I recently read that the average person spends 36 minutes per day on Facebook. If you are average, you spend 219 hours a year scrolling a site designed to keep your attention for as long as possible, and one using every psychological reward system available to do so as the foundation of their business model.
It takes about 6 hours to read an average book. In the same time, you could have read 36 books.
Cal Newport told me that the research shows that the average person spends two full hours a day on social media. That is 730 hours a year, a year in which the average person will work something like 2,080 hours. Those 730 hours make up 35% of a work year, and if I had to venture a guess, people consume a good portion of those 730 hours at work (It is possible to go to work without going to work to work).
It’s impossible to say what you might be able to do with 730 hours. A smaller list might be what you couldn’t accomplish in 730 hours.
What Are You Giving Up
On January 19, 2010, I wrote a post called: Focus and Attention: The New Currency of Effectiveness. I had only been writing this daily blog post for 22 days, but my observation at the time was as follows:
“As this societal change continues, those who are able to discipline themselves to give their ideas, their projects, and their tasks their full focus and attention will have a strong competitive advantage.”
I wrote that statement before the social sites started gaming your attention, making it more accurate now that it was then. Your life is made up of what you give your focus and attention.
You know all those things you say you would do if you had more time? You just found the time.
Aren’t You Bored Yet
I’m bored. I still read a lot of blog posts. I spend more time listening to audio on YouTube or podcasts than I do on social apps. I don’t spend very much time on the other social sites, even though I still like Twitter a lot, and I wish we were still having conversations there.
If you are honest, you have to admit to being bored with social sites and apps. Aren’t your scrolling faster, searching harder and longer, and still finding nothing worth your time or attention?
Is there ever a time when you say to yourself, “Man, that was a great use of my time. I am so much better off having scrolled through all the social sites? I’m so happy I didn’t invest that time in some meaningful outcome!”
Action Plan
Remove the temptation by removing the social apps from your smartphone (There is nothing smart about a tool that steals your time or apps that make you work for them instead of it working for you). If you view the social sites on your phone, log out when you finish, and make it more difficult to scroll.
Narrow the number of people you follow and friend and link with, so the time you spend on social sites is with people or ideas about which you care deeply. I am right in the middle of this process.
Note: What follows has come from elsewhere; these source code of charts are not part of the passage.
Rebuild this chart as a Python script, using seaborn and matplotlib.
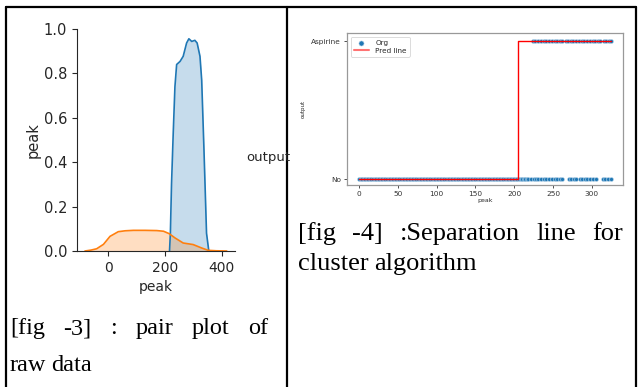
import numpy as np
import pandas as pd
import matplotlib
matplotlib.use("Agg")
import matplotlib.pyplot as plt
import seaborn as sns
from matplotlib.lines import Line2D

# ---- fig 3: diagonal KDE of the pair plot (curve) ----
asp_kde_x = [216, 219, 223, 229, 235, 241, 253, 264, 276, 284, 294, 305, 313, 323, 329, 337, 346, 354]
asp_kde_y = [0.0, 0.08, 0.30, 0.53, 0.74, 0.84, 0.854, 0.877, 0.937, 0.956, 0.944, 0.949, 0.937, 0.877, 0.77, 0.456, 0.08, 0.0]
no_kde_x = [-81, -60, -40, -16, 7, 36, 60, 89, 130, 171, 195, 215, 235, 264, 299, 329, 352, 380, 417]
no_kde_y = [0.0, 0.004, 0.01, 0.03, 0.066, 0.087, 0.091, 0.093, 0.093, 0.092, 0.089, 0.078, 0.059, 0.036, 0.029, 0.0135, 0.003, 0.001, 0.0]

# ---- fig 4: original points and prediction line ----
no_peaks = [0, 2, 4, 6, 8, 10, 12, 14, 16, 18, 20, 22, 24, 26, 28, 30, 32, 34, 36, 38,
            40, 42, 44, 46, 48, 50, 52, 54, 56, 58, 60, 62, 64, 66, 68, 70, 72, 74, 76, 78,
            80, 82, 84, 86, 88, 90, 92, 94, 96, 98, 100, 102, 104, 106, 108, 110, 112, 114,
            116, 118, 120, 122, 124, 126, 128, 130, 132, 134, 136, 138, 140, 142, 144, 146,
            148, 150, 152, 154, 156, 158, 160, 162, 164, 166, 168, 170, 172, 174, 176, 178,
            180, 182, 184, 186, 188, 190, 192, 194, 196, 198, 200, 202, 204, 206, 208, 210,
            212, 214, 216, 218, 221, 225, 228, 231, 234,
            238, 241, 245, 248, 252, 255, 259, 262,
            270, 273, 277, 280, 284, 287, 291, 294, 298, 301, 305,
            314, 317, 321, 324]
asp_peaks = [224, 227, 231, 234, 238, 241, 245, 248, 252, 255, 259, 262, 266, 269, 273,
             276, 280, 283, 287, 290, 294, 297, 301, 304, 308, 311, 315, 318, 322, 325]
pred_x = [0, 205, 205, 325]
pred_y = ["No", "No", "Aspirine", "Aspirine"]
classes = ["No", "Aspirine"]

W, H = 640, 387
fig = plt.figure(figsize=(W / 100, H / 100), dpi=100)
fig.patch.set_facecolor("white")


def box(l, t, r, b):
    return [l / W, 1 - b / H, (r - l) / W, (b - t) / H]


sns.set_style("ticks")
plt.rcParams["font.family"] = ["DejaVu Sans"]

# ---------------- left plot ----------------
ax1 = fig.add_axes(box(77, 29, 235, 251))
c0, c1 = sns.color_palette("tab10")[:2]
kde = pd.DataFrame({
    "peak": asp_kde_x + no_kde_x,
    "dens": asp_kde_y + no_kde_y,
    "output": ["Aspirine"] * len(asp_kde_x) + ["No"] * len(no_kde_x),
})
sns.lineplot(data=kde, x="peak", y="dens", hue="output", palette=[c0, c1],
             sort=False, estimator=None, linewidth=1.2, legend=False, ax=ax1)
ax1.fill_between(asp_kde_x, asp_kde_y, color=c0, alpha=0.25, linewidth=0)
ax1.fill_between(no_kde_x, no_kde_y, color=c1, alpha=0.25, linewidth=0)
ax1.set_xlim(-109, 446)
ax1.set_ylim(0, 1.0)
ax1.set_xticks([0, 200, 400])
ax1.set_yticks([0.0, 0.2, 0.4, 0.6, 0.8, 1.0])
ax1.set_yticklabels(["0.0", "0.2", "0.4", "0.6", "0.8", "1.0"])
ax1.tick_params(axis="y", labelsize=10.5, length=3.5, width=0.8)
ax1.tick_params(axis="x", labelsize=10, length=3.5, width=0.8)
ax1.set_xlabel("peak", fontsize=10)
ax1.set_ylabel("peak", fontsize=10.5, labelpad=2)
sns.despine(ax=ax1)
fig.text(246 / W, 1 - 158 / H, "output", fontsize=9.5, va="center", ha="left")

# ---------------- right plot ----------------
ax2 = fig.add_axes(box(347, 33, 623, 185))
pts = pd.DataFrame({
    "peak": no_peaks + asp_peaks,
    "output": ["No"] * len(no_peaks) + ["Aspirine"] * len(asp_peaks),
})
pts["y"] = pts["output"].map({c: i for i, c in enumerate(classes)})
pred = pd.DataFrame({"peak": pred_x, "y": [classes.index(v) for v in pred_y]})
sns.scatterplot(data=pts, x="peak", y="y", s=8, color=c0, edgecolor="#b8d4ea",
                linewidth=0.4, label="Org", ax=ax2, zorder=2)
sns.lineplot(data=pred, x="peak", y="y", sort=False, estimator=None, color="red",
             linewidth=1.0, label="Pred line", ax=ax2, zorder=3)
ax2.set_xlim(-15.5, 340)
ax2.set_ylim(-0.043, 1.058)
ax2.set_yticks([0, 1])
ax2.set_yticklabels(classes)
ax2.set_xticks([0, 50, 100, 150, 200, 250, 300])
ax2.tick_params(labelsize=5.3, length=2.5, width=0.6, pad=2, colors="#333333")
for sp in ax2.spines.values():
    sp.set_color("#999999")
    sp.set_linewidth(0.9)
ax2.set_xlabel("peak", fontsize=4.5, labelpad=0.5)
ax2.set_ylabel("output", fontsize=4, labelpad=4)
leg = ax2.legend(loc="upper left", fontsize=5.2, frameon=True, handlelength=2.2,
                 borderpad=0.4, labelspacing=0.3, markerscale=1.3)
leg.get_frame().set_edgecolor("#cccccc")
leg.get_frame().set_linewidth(0.6)
for ln in leg.get_lines():
    ln.set_alpha(0.55)
    ln.set_linewidth(1.5)

# ---------------- table borders ----------------
for xs, ys in [([6, 636], [7, 7]), ([6, 6], [7, 387]), ([287, 287], [7, 387]),
               ([636, 636], [7, 387])]:
    fig.add_artist(Line2D([x / W for x in xs], [1 - y / H for y in ys],
                          color="black", linewidth=1.6))

# ---------------- captions (justified) ----------------
renderer = fig.canvas.get_renderer()


def line_of(words, x0, x1, base, size, justify=True):
    ts = [fig.text(0, 1 - base / H, w, fontsize=size, family="Liberation Serif",
                   color="black", va="baseline", ha="left") for w in words]
    widths = [t.get_window_extent(renderer).width for t in ts]
    gap = (x1 - x0 - sum(widths)) / (len(ts) - 1) if justify and len(ts) > 1 else size * 0.3
    x = x0
    for t, w in zip(ts, widths):
        t.set_x(x / W)
        x += w + gap


line_of(["[fig", "-3]", ":", "pair", "plot", "of"], 10, 268, 334, 17.5)
line_of(["raw", "data"], 10, 0, 371, 17.5, justify=False)
line_of(["[fig", "-4]", ":Separation", "line", "for"], 298, 623, 240, 19)
line_of(["cluster", "algorithm"], 298, 0, 270, 19, justify=False)

fig.savefig("out.png", dpi=100)
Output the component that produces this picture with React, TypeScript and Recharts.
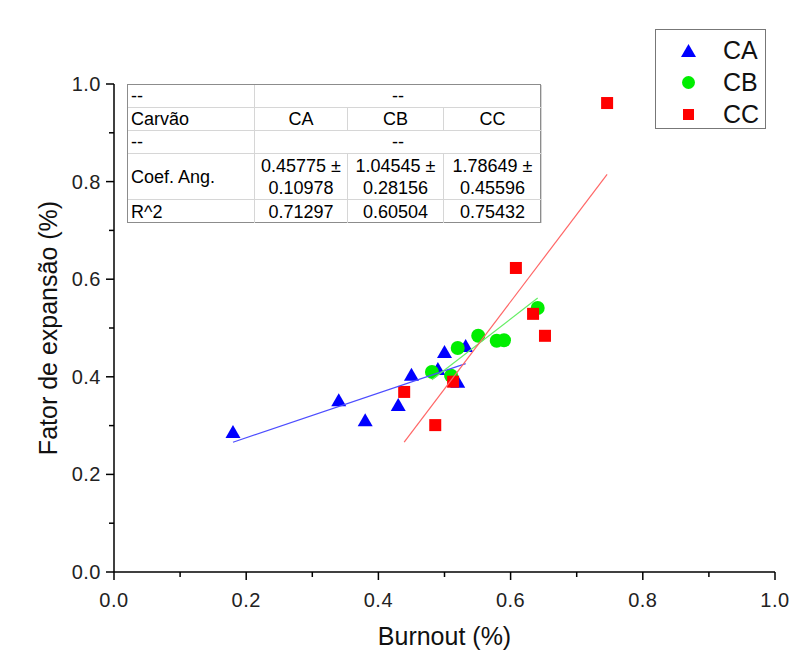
import React from 'react';
import { ScatterChart, Scatter, XAxis, YAxis } from 'recharts';

// pontos (Burnout x Fator de expansão)
const caBurnout = [0.18, 0.34, 0.38, 0.43, 0.45, 0.49, 0.5, 0.52, 0.532];
const caFator = [0.287, 0.352, 0.311, 0.342, 0.404, 0.416, 0.451, 0.39, 0.463];
const cbBurnout = [0.481, 0.51, 0.52, 0.551, 0.579, 0.59, 0.641];
const cbFator = [0.41, 0.402, 0.459, 0.484, 0.474, 0.475, 0.541];
const ccBurnout = [0.439, 0.486, 0.513, 0.608, 0.634, 0.652, 0.746];
const ccFator = [0.369, 0.301, 0.39, 0.623, 0.529, 0.484, 0.961];

// ajuste linear (tabela)
const carvoes = ['CA', 'CB', 'CC'];
const coefAng = [0.45775, 1.04545, 1.78649];
const coefAngErr = [0.10978, 0.28156, 0.45596];
const rQuad = [0.71297, 0.60504, 0.75432];
const intercepto = [0.1836, -0.1088, -0.518];

const xTicks = [0, 0.1, 0.2, 0.3, 0.4, 0.5, 0.6, 0.7, 0.8, 0.9, 1.0];
const yTicks = [0, 0.1, 0.2, 0.3, 0.4, 0.5, 0.6, 0.7, 0.8, 0.9, 1.0];

const FONT = '"Liberation Sans", Arial, sans-serif';
const colors = ['#0000ff', '#00ee00', '#ff0000'];
const lineColors = ['#4d4dff', '#66ee66', '#ff6666'];

const toPoints = (xs: number[], ys: number[]) => xs.map((x, i) => ({ x, y: ys[i] }));
const caData = toPoints(caBurnout, caFator);
const cbData = toPoints(cbBurnout, cbFator);
const ccData = toPoints(ccBurnout, ccFator);
const allX = [caBurnout, cbBurnout, ccBurnout];

const fitData = (i: number) => {
  const xs = allX[i];
  const x0 = Math.min(...xs);
  const x1 = Math.max(...xs);
  return [
    { x: x0, y: intercepto[i] + coefAng[i] * x0 },
    { x: x1, y: intercepto[i] + coefAng[i] * x1 },
  ];
};

const Triangle = (p: any) => (
  <polygon
    points={`${p.cx},${p.cy - 7} ${p.cx - 7.5},${p.cy + 6} ${p.cx + 7.5},${p.cy + 6}`}
    fill={colors[0]}
  />
);
const Circle = (p: any) => <circle cx={p.cx} cy={p.cy} r={7} fill={colors[1]} />;
const Square = (p: any) => <rect x={p.cx - 6} y={p.cy - 6} width={12} height={12} fill={colors[2]} />;
const Nothing = () => <g />;

const isMajor = (v: number) => Math.round(v * 10) % 2 === 0;

const XTick = (props: any) => {
  const { x, y, payload } = props;
  const v = payload.value;
  const major = isMajor(v);
  return (
    <g>
      <line x1={x} x2={x} y1={y} y2={y + (major ? 8 : 5)} stroke="#000" strokeWidth={1.5} />
      {major && (
        <text x={x} y={y + 35} textAnchor="middle" fontSize={20} fill="#222" fontFamily={FONT} letterSpacing={0.5}>
          {v.toFixed(1)}
        </text>
      )}
    </g>
  );
};

const YTick = (props: any) => {
  const { x, y, payload } = props;
  const v = payload.value;
  const major = isMajor(v);
  return (
    <g>
      <line x1={x} x2={x - (major ? 8 : 5)} y1={y} y2={y} stroke="#000" strokeWidth={1.5} />
      {major && (
        <text x={x - 13} y={y + 7} textAnchor="end" fontSize={20} fill="#222" fontFamily={FONT} letterSpacing={0.5}>
          {v.toFixed(1)}
        </text>
      )}
    </g>
  );
};

const cell = (extra: React.CSSProperties = {}): React.CSSProperties => ({
  borderRight: '1px solid #d6d6d6',
  borderBottom: '1px solid #d6d6d6',
  display: 'flex',
  alignItems: 'center',
  justifyContent: 'center',
  boxSizing: 'border-box',
  ...extra,
});

const FitTable = () => (
  <div
    style={{
      position: 'absolute',
      left: 127,
      top: 84,
      width: 414,
      height: 139,
      display: 'grid',
      gridTemplateColumns: '127px 93px 96px 98px',
      gridTemplateRows: '23px 23px 23px 46px 23px',
      border: '1px solid #8c8c8c',
      boxSizing: 'border-box',
      background: '#fff',
      fontFamily: FONT,
      fontSize: 18,
      color: '#000',
      lineHeight: '22px',
    }}
  >
    <div style={cell({ justifyContent: 'flex-start', paddingLeft: 3 })}>--</div>
    <div style={cell({ gridColumn: 'span 3' })}>--</div>
    <div style={cell({ justifyContent: 'flex-start', paddingLeft: 3 })}>Carvão</div>
    {carvoes.map((c) => (
      <div key={c} style={cell()}>{c}</div>
    ))}
    <div style={cell({ justifyContent: 'flex-start', paddingLeft: 3 })}>--</div>
    <div style={cell({ gridColumn: 'span 3' })}>--</div>
    <div style={cell({ justifyContent: 'flex-start', paddingLeft: 3 })}>Coef. Ang.</div>
    {coefAng.map((v, i) => (
      <div key={i} style={cell({ flexDirection: 'column', textAlign: 'center' })}>
        <span>{v.toFixed(5)} ±</span>
        <span>{coefAngErr[i].toFixed(5)}</span>
      </div>
    ))}
    <div style={cell({ justifyContent: 'flex-start', paddingLeft: 3, borderBottom: 'none' })}>R^2</div>
    {rQuad.map((v, i) => (
      <div key={i} style={cell({ borderBottom: 'none' })}>{v.toFixed(5)}</div>
    ))}
  </div>
);

const markers = [
  <polygon key="t" points="7.5,1 0,14 15,14" fill={colors[0]} />,
  <circle key="c" cx={7.5} cy={7.5} r={6.5} fill={colors[1]} />,
  <rect key="s" x={2} y={2} width={11} height={11} fill={colors[2]} />,
];

const LegendBox = () => (
  <div
    style={{
      position: 'absolute',
      left: 655,
      top: 29,
      width: 111,
      height: 100,
      border: '1.5px solid #777',
      boxSizing: 'border-box',
      background: '#fff',
      fontFamily: FONT,
    }}
  >
    {carvoes.map((c, i) => (
      <div
        key={c}
        style={{ position: 'absolute', left: 0, top: 5 + i * 32, height: 30, display: 'flex', alignItems: 'center' }}
      >
        <svg width={15} height={15} style={{ marginLeft: 25 }}>{markers[i]}</svg>
        <span style={{ marginLeft: 27, fontSize: 25, color: '#111' }}>{c}</span>
      </div>
    ))}
  </div>
);

export default function App() {
  return (
    <div style={{ position: 'absolute', left: 0, top: 0, width: 790, height: 652, background: '#fff' }}>
      <ScatterChart width={790} height={652} margin={{ top: 84, right: 15, bottom: 30, left: 0 }}>
        <XAxis
          type="number"
          dataKey="x"
          domain={[0, 1]}
          ticks={xTicks}
          height={50}
          tickSize={0}
          tickMargin={0}
          tickLine={false}
          tick={<XTick />}
          axisLine={{ stroke: '#000', strokeWidth: 1.5 }}
          label={{ value: 'Burnout (%)', position: 'bottom', offset: 5, fontSize: 25, fill: '#111', fontFamily: FONT }}
        />
        <YAxis
          type="number"
          dataKey="y"
          domain={[0, 1]}
          ticks={yTicks}
          width={114}
          tickSize={0}
          tickMargin={0}
          tickLine={false}
          tick={<YTick />}
          axisLine={{ stroke: '#000', strokeWidth: 1.5 }}
          label={{
            value: 'Fator de expansão (%)',
            angle: -90,
            position: 'insideLeft',
            offset: 48,
            fontSize: 25,
            fill: '#111',
            fontFamily: FONT,
            style: { textAnchor: 'middle' },
          }}
        />
        <Scatter name="CA" data={caData} shape={Triangle} isAnimationActive={false} />
        <Scatter name="CB" data={cbData} shape={Circle} isAnimationActive={false} />
        <Scatter name="CC" data={ccData} shape={Square} isAnimationActive={false} />
        {carvoes.map((c, i) => (
          <Scatter
            key={'fit' + c}
            data={fitData(i)}
            shape={Nothing}
            line={{ stroke: lineColors[i], strokeWidth: 1.2 }}
            legendType="none"
            isAnimationActive={false}
          />
        ))}
      </ScatterChart>
      <FitTable />
      <LegendBox />
    </div>
  );
}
Set up an RSS reader with the sites you scan, so you don’t have to go to the web to browse. I use Feedly, and I tend to subscribe to blogs and sites that synthesize or curate. I follow the people who study areas where I have an interest, and I allow them to do the work of searching for things worthwhile, so I don’t have to spend my time scanning and scrolling.
Recognize the price you pay for being distracted by the trivial. Your life is going to be made up of what you give your time and energy and attention to, which means if you want purpose and meaning, you can’t waste your finite, non-renewable resources on trivialities.
I promise you were not born to scroll.